UAV image; registration; ResNet; deep residual feature; PROSAC

Graphical Abstract

1. Introduction

Nowadays, unmanned aerial vehicles (UAVs) are often used to collect airborne remote sensing images. However, the view fields of drone images are often limited by flight heights and camera focal lengths. As a result, it is commonly impossible to display an entire study area through a single image. In this case, image registration technology can assemble several single images with overlapping areas according to their own feature information to yield a large-scope scene image for subsequent scientific researches or applications [1,2,3]. Hence, UAV image registration is widely used in scene mosaicking and panorama production, so as to integrate information of acquired images and make up for the shortcomings of UAV photography.
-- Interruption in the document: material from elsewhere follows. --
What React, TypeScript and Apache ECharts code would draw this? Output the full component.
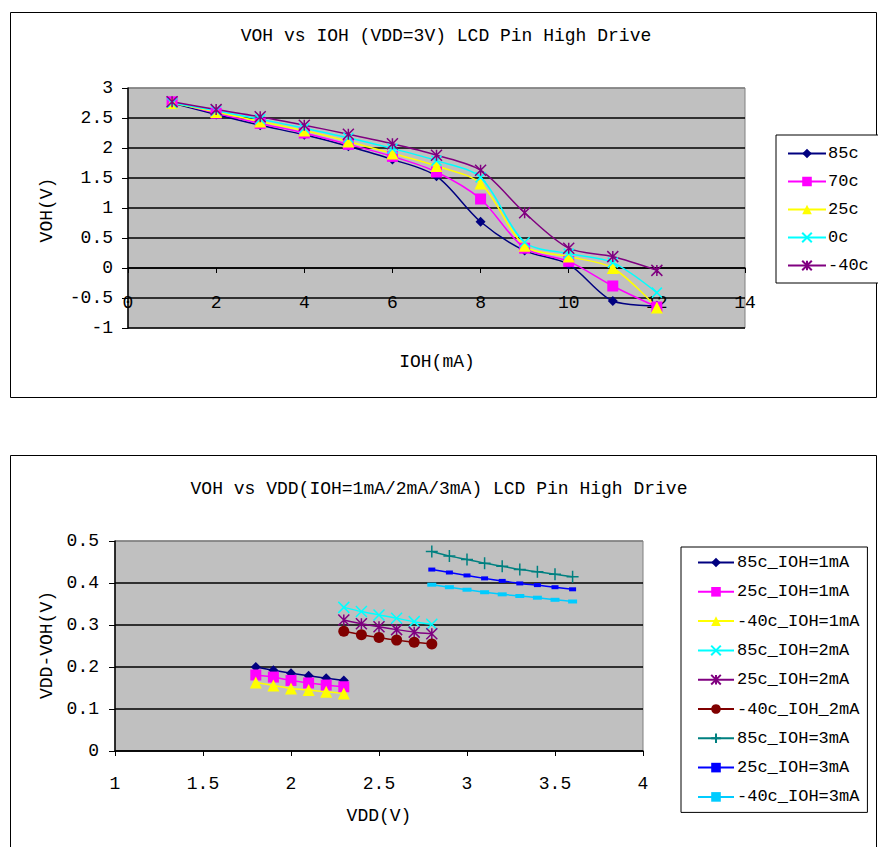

In the field of image registration, algorithms based on feature points are most popular. In 1999, the scale invariant feature transform (SIFT) operator was proposed by D.G. Lowe et al. [4]. Features that are invariant to image scale, rotation and scaling can be obtained by using this method, so it has been widely used [5,6,7]. Since it takes a long time for the SIFT algorithm to yield feature descriptors of 128 dimension, some scholars have proposed different improved versions. The most famous is the speed up robust features (SURF) algorithm, which was proposed by H. Bay et al. in 2006 [8]. It utilizes a wavelet transform to construct feature vectors and reduces the dimension of vectors to 64, which improves registration speeds. At present, the SURF algorithm has also become one of the most commonly used registration algorithms. It has been widely adopted in many fields, such as fingerprint registration [9], vehicle monitoring [10], and precision agriculture [11]. Furthermore, the KAZE algorithm uses a nonlinear scale space instead of the Gaussian difference scale space to detect feature points and construct feature description vector. The features extracted by this method have good adaptability to condition changes, such as illumination and rotation [12]. Lately, a fast local feature detection operator, the Oriented FAST and rotated BRIEF (ORB), is proposed by Ethan Rublee et al. in 2011. It can provide fast calculation speeds, strong real-time performances and robustness to image noise. However, it is inferior to the KAZE algorithm and the SIFT algorithm in terms of accuracy.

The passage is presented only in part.